His work in the community made him a popular figure, and in 1994 he was invited by the Birmingham Evening Mail to write a two-page feature on local history. This proved extremely popular and Chinn wrote a weekly column for the paper until 2016.
Chinn held the position of Professor of Community History at the University of Birmingham until 2015 and is now Emeritus Professor. He was also Director of the Birmingham Lives multimedia archive at UoB. He is the author of over thirty books on the history of Birmingham and the urban working class in England. He often appears on local television programmes such as Midlands Today; and wrote a weekly local history column for the Express & Star.
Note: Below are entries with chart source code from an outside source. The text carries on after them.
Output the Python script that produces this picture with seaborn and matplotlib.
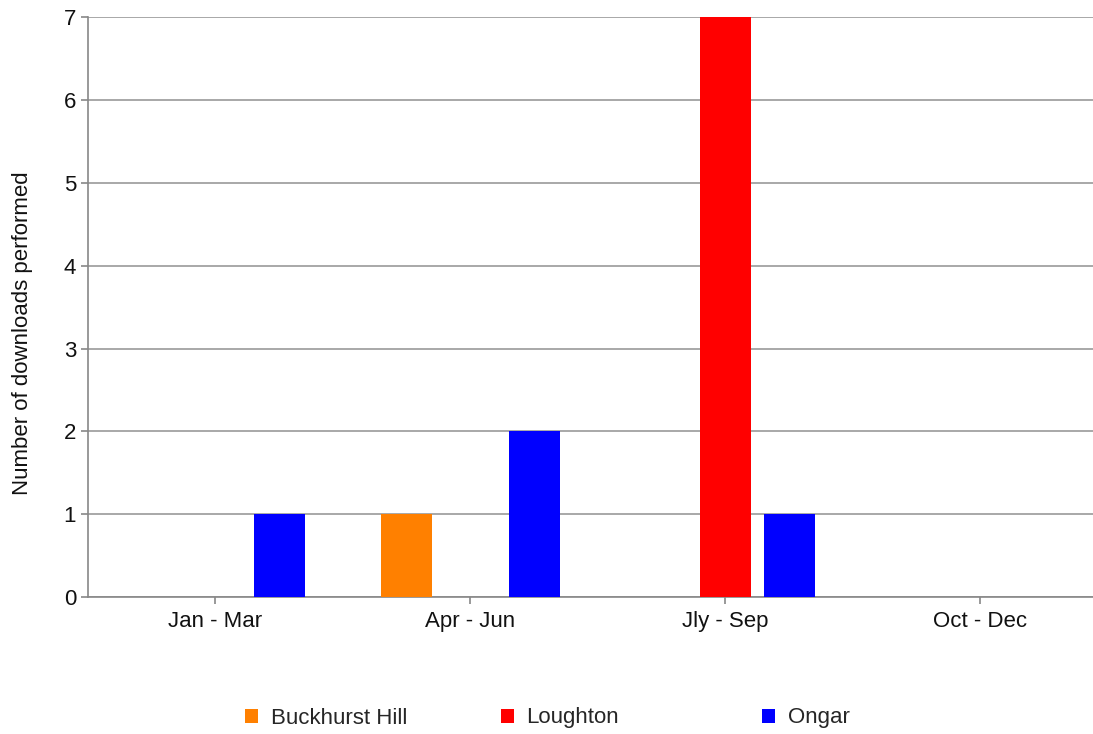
import pandas as pd
import matplotlib.pyplot as plt
import seaborn as sns

# data
quarters = ["Jan - Mar", "Apr - Jun", "Jly - Sep", "Oct - Dec"]
buckhurst_hill = [0, 1, 0, 0]
loughton = [0, 0, 7, 0]
ongar = [1, 2, 1, 0]
sites = ["Buckhurst Hill", "Loughton", "Ongar"]
colours = ["#ff8000", "#ff0000", "#0000ff"]

df = pd.DataFrame({
    "Quarter": quarters * 3,
    "Site": [s for s in sites for _ in quarters],
    "Downloads": buckhurst_hill + loughton + ongar,
})

sns.set_style("white")
plt.rcParams["font.family"] = ["Liberation Sans", "DejaVu Sans"]

fig = plt.figure(figsize=(10.93, 7.34), dpi=100)
# plot area runs a little past the right edge of the picture, as in the original
ax = fig.add_axes([0.0805, 0.1866, 0.9332, 0.79])

sns.barplot(data=df, x="Quarter", y="Downloads", hue="Site", order=quarters,
            hue_order=sites, palette=colours, width=0.753, gap=0.2,
            saturation=1, linewidth=0, ax=ax, zorder=3)

ax.set_ylim(0, 7)
ax.set_yticks(range(0, 8))
ax.set_xlim(-0.5, 3.5)
ax.grid(axis="y", color="#999999", linewidth=1.2, zorder=0)
for side in ["top", "right"]:
    ax.spines[side].set_visible(False)
for side in ["left", "bottom"]:
    ax.spines[side].set_color("#888888")
    ax.spines[side].set_linewidth(1.2)
ax.tick_params(axis="both", colors="#888888", labelcolor="#111111",
               labelsize=16, length=5, width=1.2, left=True, bottom=True)
ax.tick_params(axis="x", pad=5)
ax.set_xlabel("")
ax.set_ylabel("Number of downloads performed", fontsize=16, color="#111111")
ax.yaxis.set_label_coords(-0.054, 0.455)

handles, labels = ax.get_legend_handles_labels()
ax.legend_.remove()
legend_x = [245, 501, 762]
for h, lab, x in zip(handles, labels, legend_x):
    fig.legend([h], [lab], loc="center left", bbox_to_anchor=(x / 1093, 1 - 718 / 734),
               frameon=False, fontsize=16, handlelength=0.6, handleheight=0.6,
               handletextpad=0.55, borderpad=0, borderaxespad=0)

fig.savefig("out.png", dpi=100)
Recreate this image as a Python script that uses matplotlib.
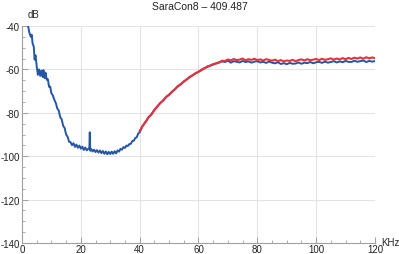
import matplotlib
matplotlib.use("Agg")
import matplotlib.pyplot as plt
from matplotlib.ticker import MultipleLocator

plt.rcParams["font.family"] = ["Liberation Sans", "DejaVu Sans"]

TITLE = "SaraCon8 \u2013 409.487"

# blue trace: full sweep (kHz, dB)
blue_khz = [
    2.0, 2.5, 3.0, 3.3, 3.6, 4.0, 4.3, 4.6, 5.0, 5.4, 5.8, 6.2, 6.6, 7.0, 7.3,
    7.7, 8.0, 8.4, 8.8, 9.2, 9.6, 10.0, 10.5, 11.0, 11.5, 12.0, 12.5, 13.0,
    13.5, 14.0, 14.5, 15.0, 15.5, 16.0, 16.5, 17.0, 17.5, 18.0, 18.5, 19.0,
    19.5, 20.0, 20.5, 21.0, 21.5, 22.0, 22.5, 22.9, 23.05, 23.2, 23.6, 24.0,
    24.5, 25.0, 25.5, 26.0, 26.5, 27.0, 27.5, 28.0, 28.5, 29.0, 29.5, 30.0,
    30.5, 31.0, 31.5, 32.0, 32.5, 33.0, 33.5, 34.0, 34.5, 35.0, 35.5, 36.0,
    36.5, 37.0, 37.5, 38.0, 38.5, 39.0, 39.5, 40.0,
    41, 42, 43, 44, 45, 46, 47, 48, 49, 50, 51, 52, 53, 54, 55, 56, 57, 58,
    59, 60, 61, 62, 63, 64, 65, 66, 67, 68, 69, 70, 71, 72, 73, 74, 75, 76,
    77, 78, 79, 80, 81, 82, 83, 84, 85, 86, 87, 88, 89, 90, 91, 92, 93, 94,
    95, 96, 97, 98, 99, 100, 101, 102, 103, 104, 105, 106, 107, 108, 109, 110,
    111, 112, 113, 114, 115, 116, 117, 118, 119, 120,
]
blue_db = [
    -39.5, -43.0, -45.0, -44.0, -48.0, -49.5, -55.5, -53.5, -58.5, -62.5,
    -60.0, -63.0, -60.5, -63.5, -60.3, -64.0, -61.5, -64.8, -64.5, -68.0,
    -68.0, -71.0, -72.0, -74.0, -75.5, -78.0, -79.0, -82.0, -83.0, -86.0,
    -87.0, -90.0, -91.0, -93.3, -93.5, -94.9, -94.0, -95.7, -94.6, -96.1,
    -95.1, -96.5, -95.6, -97.1, -96.0, -97.3, -96.6, -96.5, -89.0, -97.5,
    -96.8, -97.8, -97.0, -98.1, -97.2, -98.3, -97.4, -98.6, -97.6, -98.9,
    -97.8, -99.1, -98.0, -99.0, -97.9, -98.9, -97.7, -98.7, -97.3, -97.9,
    -96.6, -97.0, -95.8, -96.2, -95.1, -95.3, -94.4, -94.3, -93.0, -92.9,
    -91.6, -91.3, -89.6, -89.0,
    -86.2, -84.1, -82.2, -80.6, -78.8, -77.0, -75.6, -74.2, -72.8, -71.6,
    -70.4, -69.0, -67.9, -66.7, -65.7, -64.5, -63.7, -62.6, -61.9, -61.0,
    -60.4, -59.4, -58.9, -58.2, -57.8, -57.2,
    -56.7, -56.3, -56.6, -56.0, -56.9, -56.2, -56.5, -56.8, -56.1, -56.6,
    -56.3, -56.9, -56.4, -56.2, -56.8, -56.5, -57.0, -56.4, -56.9, -57.2,
    -56.7, -57.5, -57.1, -57.6, -57.0, -57.4, -57.3, -56.8, -57.4, -56.9,
    -57.1, -56.6, -57.2, -56.7, -56.5, -57.0, -56.4, -56.9, -56.6, -56.2,
    -56.8, -56.3, -56.7, -56.1, -56.5, -56.6, -56.0, -56.5, -56.2, -55.9,
    -56.6, -56.1, -56.4, -56.2,
]

# red trace: upper band only (kHz, dB)
red_khz = [
    40, 41, 42, 43, 44, 45, 46, 47, 48, 49, 50, 51, 52, 53, 54, 55, 56, 57,
    58, 59, 60, 61, 62, 63, 64, 65, 66, 67, 68, 69, 70, 71, 72, 73, 74, 75,
    76, 77, 78, 79, 80, 81, 82, 83, 84, 85, 86, 87, 88, 89, 90, 91, 92, 93,
    94, 95, 96, 97, 98, 99, 100, 101, 102, 103, 104, 105, 106, 107, 108, 109,
    110, 111, 112, 113, 114, 115, 116, 117, 118, 119, 120,
]
red_db = [
    -88.4, -86.0, -84.3, -82.0, -80.8, -78.6, -77.2, -75.4, -74.4, -72.6,
    -71.8, -70.2, -69.2, -67.6, -66.9, -65.5, -64.7, -63.4, -62.8, -61.7,
    -61.2, -60.1, -59.6, -58.6, -58.3, -57.5, -57.3,
    -56.9, -56.0, -56.2, -55.4, -55.9, -55.2, -55.7, -55.5, -55.0, -55.8,
    -55.3, -55.6, -55.1, -55.7, -55.4, -55.9, -55.3, -55.6, -56.0, -55.5,
    -56.2, -55.7, -56.3, -55.9, -56.1, -55.6, -56.2, -55.7, -55.4, -55.9,
    -55.3, -55.8, -55.5, -55.2, -55.7, -55.1, -55.6, -55.3, -54.9, -55.5,
    -55.0, -55.4, -54.8, -55.3, -54.7, -55.2, -54.6, -55.0, -54.5, -55.1,
    -54.4, -54.9, -54.5, -54.8,
]

X_TICKS = [0, 20, 40, 60, 80, 100, 120]
Y_TICKS = [-140, -120, -100, -80, -60, -40]

BLUE = "#2456a6"
RED = "#e8313a"
GRID = "#e3e3e3"
AXIS = "#a0a0a0"

fig = plt.figure(figsize=(3.99, 2.55), dpi=100)
ax = fig.add_axes([0.0551, 0.0431, 0.8847, 0.851])

ax.plot(blue_khz, blue_db, color=BLUE, lw=1.4, zorder=3)
ax.plot(red_khz, red_db, color=RED, lw=1.5, zorder=4)

ax.set_xlim(0, 120)
ax.set_ylim(-140, -40)
ax.set_xticks(X_TICKS)
ax.set_yticks(Y_TICKS)
ax.set_yticklabels([str(v) for v in Y_TICKS])
ax.xaxis.set_minor_locator(MultipleLocator(5))
ax.yaxis.set_minor_locator(MultipleLocator(5))

for v in X_TICKS[1:-1]:
    ax.axvline(v, color=GRID, lw=0.8, zorder=1)
for v in Y_TICKS[1:]:
    ax.axhline(v, color=GRID, lw=0.8, zorder=1)

for side in ("top", "right"):
    ax.spines[side].set_visible(False)
for side in ("left", "bottom"):
    ax.spines[side].set_color(AXIS)
    ax.spines[side].set_linewidth(0.8)

ax.tick_params(which="major", direction="in", length=4, width=0.7,
               color=AXIS, labelsize=7, labelcolor="#222222", pad=1.5)
ax.tick_params(axis="x", which="major", pad=0.5)
ax.tick_params(which="minor", direction="in", length=2.2, width=0.6,
               color=AXIS)

ax.text(0.017, 1.03, "dB", transform=ax.transAxes, fontsize=7,
        color="#222222", ha="left", va="bottom")
ax.text(1.017, 0.005, "KHz", transform=ax.transAxes, fontsize=7,
        color="#222222", ha="left", va="center")
fig.text(0.5, 0.993, TITLE, fontsize=7.5, color="#222222",
         ha="center", va="top")

fig.savefig("out.png", dpi=100)
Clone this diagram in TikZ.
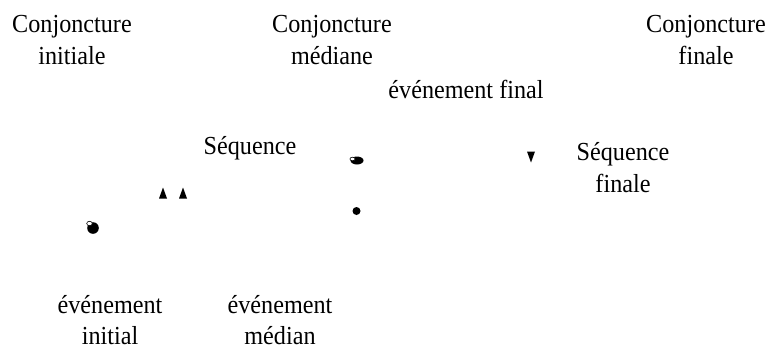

He presented a weekly radio programme on BBC WM from 1994 until it was axed in 2013. He has made three videos and provided spoken links on two CDs of songs about Birmingham.
In 2000 Chinn was a leading figure in the temporarily successful, but eventually doomed, campaign to save the Longbridge car factory from closure. In 2001 he was awarded the MBE for services to local history and charity. When the rebuilt Bull Ring was opened in 2003 Chinn criticised it for the lack of concern its developers and planners had shown towards market traders who had been the mainstay of the Bull Ring for the 800 years up to 1964, when the much-criticised previous shopping centre was built on the site. Chinn has also been prominent in the campaigns to save the last back-to-back houses in Birmingham, now a National Trust museum in Inge Street; and for a memorial to the victims of the Second World War Blitz on the city, sited in Edgbaston Street in the Bull Ring. In October 2007 he became patron of the St John's Church Preservation Group, which is campaigning for the reopening of St John's Church, Dudley.
In December 2010 he appeared on Ian Hislop's BBC television show Age of the Do-Gooders, in which he championed George Dawson; a "non-conformist preacher, and a bit of a showman". He has also appeared on the BBC's Question Time.

Politics

In the 1980s he was briefly a member of the Social Democratic Party, which broke from Labour in protest at its perceived leftward shift, and later went on to merge with the Liberal Party to form the Liberal Democrats. He stood in the 1983 general election in Birmingham Sparkbrook as an independent, campaigning for import controls to protect local industry, and more investment in council housing. He came last with 281 votes.

Personal life

Chinn married Kathleen Doyle in 1978: they have a son and three daughters, one of whom, Tara, has sung professionally on stage with her father.
Chinn is a supporter of Aston Villa FC and has a season ticket at Villa Park.